The Value Creators Episode #24. Amanda Goodall on The Power Of Expert Leaders

In our ongoing series investigating leadership in business – coming from the skeptical perspective of “Is there such a thing?” – we meet Amanda Goodall, a professor of leadership at Bayes Business School, City University of London, specializing in the influence of leaders and managers on performance, shares insights from her book “Credible: The Power of Expert Leaders.” 

She has a new perspective on business leadership. It’s not a general management function that can be taught in an MBA course. It can’t be learned from leadership courses. It can’t be implemented by management consulting firms. Leaders must first be experts in their field and the core business of the firm.

Amanda shares the importance of experts in providing a clearer sense of purpose and fostering a longer-term organizational perspective. The dialogue concludes with a call to establish expert-friendly environments, and emphasizes the removal of impediments to harness expertise for organizational success.


Knowledge Capsule:

Evolution of Management:

  • Amanda discusses the historical transition from individuals working their way up through the industry to the influence of Taylorism in the 1940s.
  • Taylorism introduced a hierarchical structure, separating workers from managers, marking a significant change in organizational dynamics.

Role of Business Schools – making leadership generic and generalized:

  • Highlighting the initial existence of business schools that provided specialized education tailored to specific industries.
  • Business schools transitioned towards offering more general degrees, such as MBAs, contributing to a generic approach to leadership and management.

Management Consulting Firms – promoters of generic leadership:

  • Management consulting firms became promoters of generic leadership principles, differing from business schools.
  • The irony is that these firms, despite promoting generic leadership, are led by individuals who are internal experts, having worked their way up within the organization.

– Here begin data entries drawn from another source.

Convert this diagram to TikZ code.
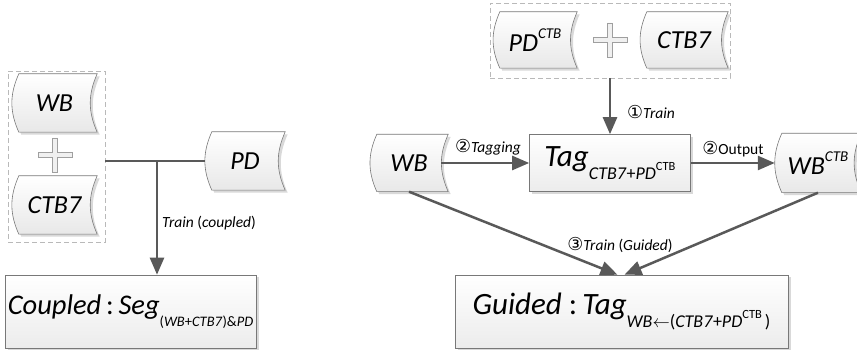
\documentclass[tikz,border=0pt]{standalone}
\usepackage{fontspec}
\setmainfont{Carlito}
\newfontfamily\symfont[Scale=1.15]{DejaVu Sans}
\usepackage{tikz}
\usetikzlibrary{positioning,arrows.meta,backgrounds,shadows}

\definecolor{lnc}{RGB}{89,89,89}
\definecolor{edgec}{RGB}{120,120,120}

% sub- and superscripts in text
\newcommand{\subtx}[2][18]{\raisebox{-0.42em}{\fontsize{#1}{#1}\selectfont #2}}
\newcommand{\suptx}[2][12.5]{\raisebox{0.5em}{\fontsize{#1}{#1}\selectfont #2}}
\newcommand{\circd}[1]{{\symfont #1}}

\begin{document}
\begin{tikzpicture}[
    x=1pt, y=1pt,
    store/.style={
        inner sep=0pt,
        font=\fontsize{26}{26}\selectfont\itshape
    },
    storeline/.style={
        draw=edgec,
        line width=0.6pt,
        top color=white,
        bottom color=gray!18,
        drop shadow={shadow xshift=2.5pt,shadow yshift=-2.5pt,fill=black,opacity=0.15}
    },
    bigbox/.style={
        draw=edgec,
        line width=0.6pt,
        top color=white,
        bottom color=gray!15,
        drop shadow={shadow xshift=2.5pt,shadow yshift=-2.5pt,fill=black,opacity=0.15},
        inner sep=2pt,
        font=\fontsize{31}{31}\selectfont
    },
    grp/.style={
        draw=gray!55,
        line width=0.6pt,
        dash pattern=on 5pt off 3pt,
        inner sep=0pt
    },
    plussym/.style={draw=gray!75, fill=gray!12, line width=0.6pt},
    conn/.style={draw=lnc, line width=2.5pt},
    arrow/.style={conn, -{Triangle[length=17pt,width=14pt]}},
    lbl/.style={font=\fontsize{15.5}{15.5}\selectfont, inner sep=1pt}
]
\useasboundingbox (0,0) rectangle (857,-352);

% Gekoppelt (links)
\node[grp, minimum width=97pt, minimum height=171pt] (grpl) at (56.5,-156.5) {};
\node[store, minimum width=85pt, minimum height=58pt] (wbl) at (54.5,-103) {WB};
\node[store, minimum width=85pt, minimum height=58pt] (ctbl) at (54.5,-205) {CTB7};
\coordinate (plusl) at (55,-155);
\node[store, minimum width=80pt, minimum height=58pt] (pd) at (245,-161) {PD};
\coordinate (jn) at (157,-161);
\node[bigbox, font=\fontsize{28.5}{28.5}\selectfont, minimum width=251pt, minimum height=73pt] (coupled) at (130.5,-311.5)
    {\textit{Coupled}\,:\,\textit{Seg}\subtx[14.5]{(\textit{WB}+\textit{CTB7})\&\textit{PD}}};
\node[lbl, anchor=west] (lcoup) at (161,-223) {\textit{Train} (\textit{coupled})};

% Gefuehrt (rechts)
\node[grp, minimum width=240pt, minimum height=75pt] (grpr) at (610,-40.5) {};
\node[store, minimum width=84pt, minimum height=56pt] (pdctb) at (535,-40) {PD\suptx[15]{CTB}};
\coordinate (plusr) at (610,-40);
\node[store, minimum width=88pt, minimum height=56pt] (ctbr) at (684,-40) {CTB7};
\node[bigbox, minimum width=161pt, minimum height=57pt] (tag) at (610,-163)
    {\textit{Tag}\subtx{\textit{CTB7}+\textit{PD}\suptx{CTB}}};
\node[store, minimum width=78pt, minimum height=57pt] (wbr) at (409,-163) {WB};
\node[store, minimum width=86pt, minimum height=59pt] (wbo) at (818,-163) {WB\suptx[15]{CTB}};
\node[bigbox, minimum width=333pt, minimum height=73pt] (guided) at (621.5,-311.5)
    {\textit{Guided} :\,\textit{Tag}\subtx{\textit{WB}$\leftarrow$(\textit{CTB7}+\textit{PD}\suptx{CTB}\,)}};
\node[lbl, anchor=west] (ltrain) at (626,-112) {\circd{①}\textit{Train}};
\node[lbl] (ltagging) at (488,-147) {\circd{②}\textit{Tagging}};
\node[lbl] (loutput) at (733,-149) {\circd{②}Output};
\node[lbl] (lguided) at (620,-245) {\circd{③}\textit{Train} (\textit{Guided})};

% Umrisse der Datenspeicher
\begin{scope}[on background layer]
\foreach \n in {wbl,ctbl,pd,pdctb,ctbr,wbr,wbo}
    \path[storeline] ([xshift=7pt]\n.north west) to[out=-114,in=114] ([xshift=7pt]\n.south west)
        -- (\n.south east) to[out=114,in=-114] (\n.north east) -- cycle;
\end{scope}

% Pluszeichen
\foreach \c in {plusl,plusr}
    \draw[plussym] (\c) ++(-17,-2.5) -- ++(14.5,0) -- ++(0,-14.5) -- ++(5,0) -- ++(0,14.5)
        -- ++(14.5,0) -- ++(0,5) -- ++(-14.5,0) -- ++(0,14.5) -- ++(-5,0) -- ++(0,-14.5)
        -- ++(-14.5,0) -- cycle;

% Verbindungen
\draw[conn] (grpl.east |- jn) -- (pd.west);
\draw[arrow] (jn) -- (jn |- coupled.north);

\draw[arrow] (grpr.south) -- (tag.north);
\draw[arrow] ([xshift=-7pt]wbr.east) -- (tag.west);
\draw[arrow] (tag.east) -- (wbo.west);
\draw[arrow] (wbr.south) -- ([xshift=-4pt]guided.north);
\draw[arrow] (wbo.south) -- ([xshift=3pt]guided.north);

\end{tikzpicture}
\end{document}
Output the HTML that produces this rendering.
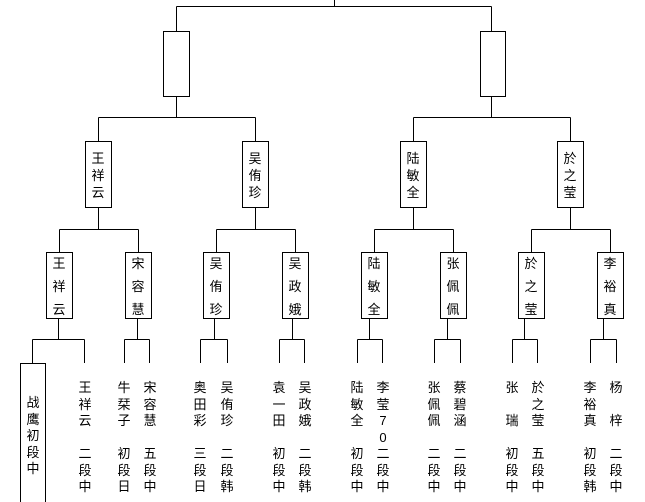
<!DOCTYPE html><html><head><meta charset="utf-8"><style>
body{margin:0;width:645px;height:502px;background:#fff;position:relative;overflow:hidden;font-family:"Liberation Sans","Noto Sans CJK SC",sans-serif;font-size:13px;color:#000}
.t{position:absolute;width:16px;margin-left:-8px;text-align:center;line-height:16.5px}
svg{position:absolute;left:0;top:0}
</style></head><body>
<svg width="645" height="502" shape-rendering="crispEdges" stroke="#000" fill="none" stroke-width="1">
<path d="M334.5 0V6.5M176.5 6.5H491.5M176.5 6.5V31M491.5 6.5V31"/>
<rect x="163.5" y="31.5" width="26" height="65" stroke-width="1.3"/>
<rect x="480.5" y="31.5" width="25" height="65" stroke-width="1.3"/>
<path d="M176.5 96V117.5M98.5 117.5H255.5M98.5 117.5V141M255.5 117.5V141"/>
<path d="M491.5 96V117.5M413.5 117.5H570.5M413.5 117.5V141M570.5 117.5V141"/>
<rect x="85.5" y="141.5" width="26" height="66" stroke-width="1.3"/>
<rect x="242.5" y="141.5" width="26" height="66" stroke-width="1.3"/>
<rect x="400.5" y="141.5" width="26" height="66" stroke-width="1.3"/>
<rect x="557.5" y="141.5" width="26" height="66" stroke-width="1.3"/>
<path d="M98.5 207V229.5M59.5 229.5H138.5M59.5 229.5V252M138.5 229.5V252"/>
<path d="M255.5 207V229.5M216.5 229.5H295.5M216.5 229.5V252M295.5 229.5V252"/>
<path d="M413.5 207V229.5M374.5 229.5H453.5M374.5 229.5V252M453.5 229.5V252"/>
<path d="M570.5 207V229.5M531.5 229.5H610.5M531.5 229.5V252M610.5 229.5V252"/>
<rect x="46.5" y="252.5" width="26" height="66" stroke-width="1.3"/>
<rect x="125.5" y="252.5" width="26" height="66" stroke-width="1.3"/>
<rect x="203.5" y="252.5" width="26" height="66" stroke-width="1.3"/>
<rect x="282.5" y="252.5" width="26" height="66" stroke-width="1.3"/>
<rect x="361.5" y="252.5" width="26" height="66" stroke-width="1.3"/>
<rect x="440.5" y="252.5" width="26" height="66" stroke-width="1.3"/>
<rect x="518.5" y="252.5" width="26" height="66" stroke-width="1.3"/>
<rect x="597.5" y="252.5" width="26" height="66" stroke-width="1.3"/>
<path d="M58.5 318V339.5M32.5 339.5H84.5M32.5 339.5V363M84.5 339.5V363"/>
<path d="M137.5 318V339.5M124.5 339.5H149.5M124.5 339.5V363M149.5 339.5V363"/>
<path d="M214.5 318V339.5M200.5 339.5H227.5M200.5 339.5V363M227.5 339.5V363"/>
<path d="M292.5 318V339.5M279.5 339.5H304.5M279.5 339.5V363M304.5 339.5V363"/>
<path d="M369.5 318V339.5M357.5 339.5H382.5M357.5 339.5V363M382.5 339.5V363"/>
<path d="M447.5 318V339.5M434.5 339.5H460.5M434.5 339.5V363M460.5 339.5V363"/>
<path d="M524.5 318V339.5M512.5 339.5H537.5M512.5 339.5V363M537.5 339.5V363"/>
<path d="M603.5 318V339.5M590.5 339.5H616.5M590.5 339.5V363M616.5 339.5V363"/>
<rect x="20.5" y="363.5" width="25" height="150" stroke-width="1.3"/>
</svg>
<!-- level2 -->
<div class="t" style="left:98px;top:150px;line-height:17px">王<br>祥<br>云</div>
<div class="t" style="left:255px;top:150px;line-height:17px">吴<br>侑<br>珍</div>
<div class="t" style="left:413px;top:150px;line-height:17px">陆<br>敏<br>全</div>
<div class="t" style="left:570px;top:150px;line-height:17px">於<br>之<br>莹</div>
<!-- level3 -->
<div class="t" style="left:59px;top:252px;line-height:23px">王<br>祥<br>云</div>
<div class="t" style="left:138px;top:252px;line-height:23px">宋<br>容<br>慧</div>
<div class="t" style="left:216px;top:252px;line-height:23px">吴<br>侑<br>珍</div>
<div class="t" style="left:295px;top:252px;line-height:23px">吴<br>政<br>娥</div>
<div class="t" style="left:374px;top:252px;line-height:23px">陆<br>敏<br>全</div>
<div class="t" style="left:453px;top:252px;line-height:23px">张<br>佩<br>佩</div>
<div class="t" style="left:531px;top:252px;line-height:23px">於<br>之<br>莹</div>
<div class="t" style="left:610px;top:252px;line-height:23px">李<br>裕<br>真</div>
<!-- bottom -->
<div class="t" style="left:33px;top:395px">战<br>鹰<br>初<br>段<br>中</div>
<div class="t" style="left:85px;top:380px">王<br>祥<br>云<br><br>二<br>段<br>中</div>
<div class="t" style="left:124px;top:380px">牛<br>栞<br>子<br><br>初<br>段<br>日</div>
<div class="t" style="left:150px;top:380px">宋<br>容<br>慧<br><br>五<br>段<br>中</div>
<div class="t" style="left:200px;top:380px">奥<br>田<br>彩<br><br>三<br>段<br>日</div>
<div class="t" style="left:227px;top:380px">吴<br>侑<br>珍<br><br>二<br>段<br>韩</div>
<div class="t" style="left:279px;top:380px">袁<br>一<br>田<br><br>初<br>段<br>中</div>
<div class="t" style="left:305px;top:380px">吴<br>政<br>娥<br><br>二<br>段<br>韩</div>
<div class="t" style="left:357px;top:380px">陆<br>敏<br>全<br><br>初<br>段<br>中</div>
<div class="t" style="left:383px;top:380px">李<br>莹<br>7<br>0<br>二<br>段<br>中</div>
<div class="t" style="left:434px;top:380px">张<br>佩<br>佩<br><br>二<br>段<br>中</div>
<div class="t" style="left:460px;top:380px">蔡<br>碧<br>涵<br><br>二<br>段<br>中</div>
<div class="t" style="left:512px;top:380px">张<br><br>瑞<br><br>初<br>段<br>中</div>
<div class="t" style="left:538px;top:380px">於<br>之<br>莹<br><br>五<br>段<br>中</div>
<div class="t" style="left:590px;top:380px">李<br>裕<br>真<br><br>初<br>段<br>韩</div>
<div class="t" style="left:616px;top:380px">杨<br><br>梓<br><br>二<br>段<br>中</div>
</body></html>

Metrics Obsession and Bureaucracy:

  • Amanda emphasizes that metrics and measurements control more and more aspects of the business. Where non-experts don’t understand the core business, they use metrics for assessing performance.
  • This results in a metric-obsessed and bureaucratic approach, impairing decision-making processes.

Importance of Expert Leadership:

  • Expert leadership contributes to a clearer sense of purpose within organizations.
  • Expert leaders win the respect of those they work with, precisely because of their expertise, and create a more collaborative and collegial workplace.
  • Expert leaders are more likely to invest in research and development, contributing to a longer-term organizational perspective.

Creating Expert-Friendly Organizations:

  • Amanda emphasizes that expert-friendly organizations recognize and cater to the needs of core workers, valuing their expertise.
  • Expert-friendly organizations can remove unnecessary barriers to expert direction, such as excessive rules and bureaucracy, to create an expert-friendly work environment.